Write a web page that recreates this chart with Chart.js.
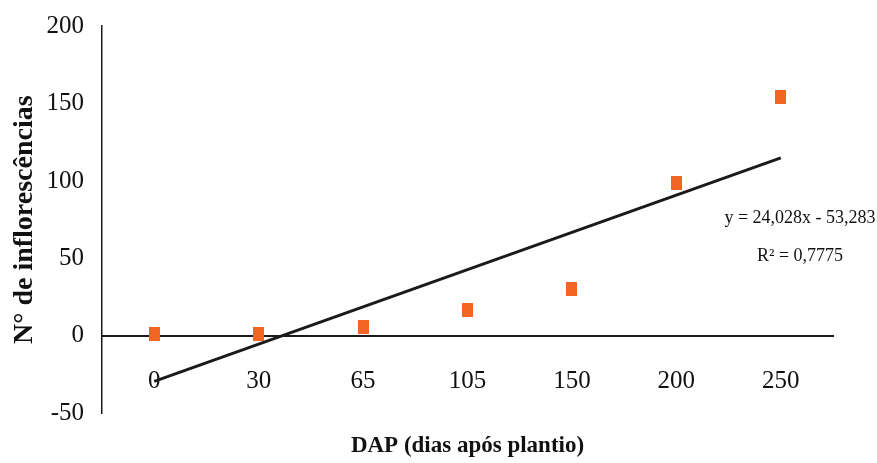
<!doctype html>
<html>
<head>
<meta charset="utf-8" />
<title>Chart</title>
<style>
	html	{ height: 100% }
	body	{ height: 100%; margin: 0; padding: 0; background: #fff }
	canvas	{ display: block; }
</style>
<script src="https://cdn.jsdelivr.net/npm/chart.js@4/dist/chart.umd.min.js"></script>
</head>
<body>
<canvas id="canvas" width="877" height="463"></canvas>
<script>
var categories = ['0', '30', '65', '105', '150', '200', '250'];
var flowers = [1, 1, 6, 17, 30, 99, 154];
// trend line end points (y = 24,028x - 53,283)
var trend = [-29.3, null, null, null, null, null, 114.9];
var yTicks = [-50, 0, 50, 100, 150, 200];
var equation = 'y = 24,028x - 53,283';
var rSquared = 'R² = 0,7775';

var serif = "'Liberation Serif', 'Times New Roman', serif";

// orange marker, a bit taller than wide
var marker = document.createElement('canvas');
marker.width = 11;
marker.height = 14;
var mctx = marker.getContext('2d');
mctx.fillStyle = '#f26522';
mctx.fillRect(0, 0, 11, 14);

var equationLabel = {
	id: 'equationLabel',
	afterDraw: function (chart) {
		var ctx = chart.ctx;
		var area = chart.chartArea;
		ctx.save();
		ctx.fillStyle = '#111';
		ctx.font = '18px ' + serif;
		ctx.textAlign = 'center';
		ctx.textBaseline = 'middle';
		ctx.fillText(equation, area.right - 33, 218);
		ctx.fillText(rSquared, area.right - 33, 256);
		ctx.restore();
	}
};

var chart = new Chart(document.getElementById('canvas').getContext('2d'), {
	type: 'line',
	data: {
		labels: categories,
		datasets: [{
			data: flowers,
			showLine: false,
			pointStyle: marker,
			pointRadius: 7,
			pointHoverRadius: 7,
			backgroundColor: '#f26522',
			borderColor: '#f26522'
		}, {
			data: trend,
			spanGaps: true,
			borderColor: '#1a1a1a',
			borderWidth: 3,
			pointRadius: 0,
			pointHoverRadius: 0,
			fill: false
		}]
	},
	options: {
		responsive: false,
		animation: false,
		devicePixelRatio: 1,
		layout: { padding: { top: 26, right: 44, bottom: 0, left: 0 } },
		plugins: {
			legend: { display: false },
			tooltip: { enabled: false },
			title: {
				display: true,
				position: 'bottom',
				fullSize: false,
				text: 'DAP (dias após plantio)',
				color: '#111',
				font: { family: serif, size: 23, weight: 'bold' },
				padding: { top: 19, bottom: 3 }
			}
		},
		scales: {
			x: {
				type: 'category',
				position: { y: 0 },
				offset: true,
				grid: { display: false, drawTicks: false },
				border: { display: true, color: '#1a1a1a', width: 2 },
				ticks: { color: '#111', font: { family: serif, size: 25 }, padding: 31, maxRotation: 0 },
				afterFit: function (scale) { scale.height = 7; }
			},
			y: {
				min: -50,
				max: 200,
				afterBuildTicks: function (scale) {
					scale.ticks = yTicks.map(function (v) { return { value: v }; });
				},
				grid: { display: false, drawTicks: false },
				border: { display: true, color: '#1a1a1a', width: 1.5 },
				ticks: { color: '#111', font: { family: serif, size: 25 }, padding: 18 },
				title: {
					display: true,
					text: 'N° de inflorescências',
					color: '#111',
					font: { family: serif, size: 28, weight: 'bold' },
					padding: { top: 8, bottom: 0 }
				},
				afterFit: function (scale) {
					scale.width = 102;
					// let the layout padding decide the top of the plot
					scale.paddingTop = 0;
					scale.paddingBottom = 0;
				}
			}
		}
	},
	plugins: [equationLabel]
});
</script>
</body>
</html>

Given task:
Repeat the data exactly, dropping every picture it holds.

Answer for this exercise:
Write a web page that recreates this chart with Chart.js.
<!doctype html>
<html>
<head>
<meta charset="utf-8" />
<title>Chart</title>
<style>
	html	{ height: 100% }
	body	{ height: 100%; margin: 0; padding: 0; background: #fff }
	canvas	{ display: block; }
</style>
<script src="https://cdn.jsdelivr.net/npm/chart.js@4/dist/chart.umd.min.js"></script>
</head>
<body>
<canvas id="canvas" width="877" height="463"></canvas>
<script>
var categories = ['0', '30', '65', '105', '150', '200', '250'];
var flowers = [1, 1, 6, 17, 30, 99, 154];
// trend line end points (y = 24,028x - 53,283)
var trend = [-29.3, null, null, null, null, null, 114.9];
var yTicks = [-50, 0, 50, 100, 150, 200];
var equation = 'y = 24,028x - 53,283';
var rSquared = 'R² = 0,7775';

var serif = "'Liberation Serif', 'Times New Roman', serif";

// orange marker, a bit taller than wide
var marker = document.createElement('canvas');
marker.width = 11;
marker.height = 14;
var mctx = marker.getContext('2d');
mctx.fillStyle = '#f26522';
mctx.fillRect(0, 0, 11, 14);

var equationLabel = {
	id: 'equationLabel',
	afterDraw: function (chart) {
		var ctx = chart.ctx;
		var area = chart.chartArea;
		ctx.save();
		ctx.fillStyle = '#111';
		ctx.font = '18px ' + serif;
		ctx.textAlign = 'center';
		ctx.textBaseline = 'middle';
		ctx.fillText(equation, area.right - 33, 218);
		ctx.fillText(rSquared, area.right - 33, 256);
		ctx.restore();
	}
};

var chart = new Chart(document.getElementById('canvas').getContext('2d'), {
	type: 'line',
	data: {
		labels: categories,
		datasets: [{
			data: flowers,
			showLine: false,
			pointStyle: marker,
			pointRadius: 7,
			pointHoverRadius: 7,
			backgroundColor: '#f26522',
			borderColor: '#f26522'
		}, {
			data: trend,
			spanGaps: true,
			borderColor: '#1a1a1a',
			borderWidth: 3,
			pointRadius: 0,
			pointHoverRadius: 0,
			fill: false
		}]
	},
	options: {
		responsive: false,
		animation: false,
		devicePixelRatio: 1,
		layout: { padding: { top: 26, right: 44, bottom: 0, left: 0 } },
		plugins: {
			legend: { display: false },
			tooltip: { enabled: false },
			title: {
				display: true,
				position: 'bottom',
				fullSize: false,
				text: 'DAP (dias após plantio)',
				color: '#111',
				font: { family: serif, size: 23, weight: 'bold' },
				padding: { top: 19, bottom: 3 }
			}
		},
		scales: {
			x: {
				type: 'category',
				position: { y: 0 },
				offset: true,
				grid: { display: false, drawTicks: false },
				border: { display: true, color: '#1a1a1a', width: 2 },
				ticks: { color: '#111', font: { family: serif, size: 25 }, padding: 31, maxRotation: 0 },
				afterFit: function (scale) { scale.height = 7; }
			},
			y: {
				min: -50,
				max: 200,
				afterBuildTicks: function (scale) {
					scale.ticks = yTicks.map(function (v) { return { value: v }; });
				},
				grid: { display: false, drawTicks: false },
				border: { display: true, color: '#1a1a1a', width: 1.5 },
				ticks: { color: '#111', font: { family: serif, size: 25 }, padding: 18 },
				title: {
					display: true,
					text: 'N° de inflorescências',
					color: '#111',
					font: { family: serif, size: 28, weight: 'bold' },
					padding: { top: 8, bottom: 0 }
				},
				afterFit: function (scale) {
					scale.width = 102;
					// let the layout padding decide the top of the plot
					scale.paddingTop = 0;
					scale.paddingBottom = 0;
				}
			}
		}
	},
	plugins: [equationLabel]
});
</script>
</body>
</html>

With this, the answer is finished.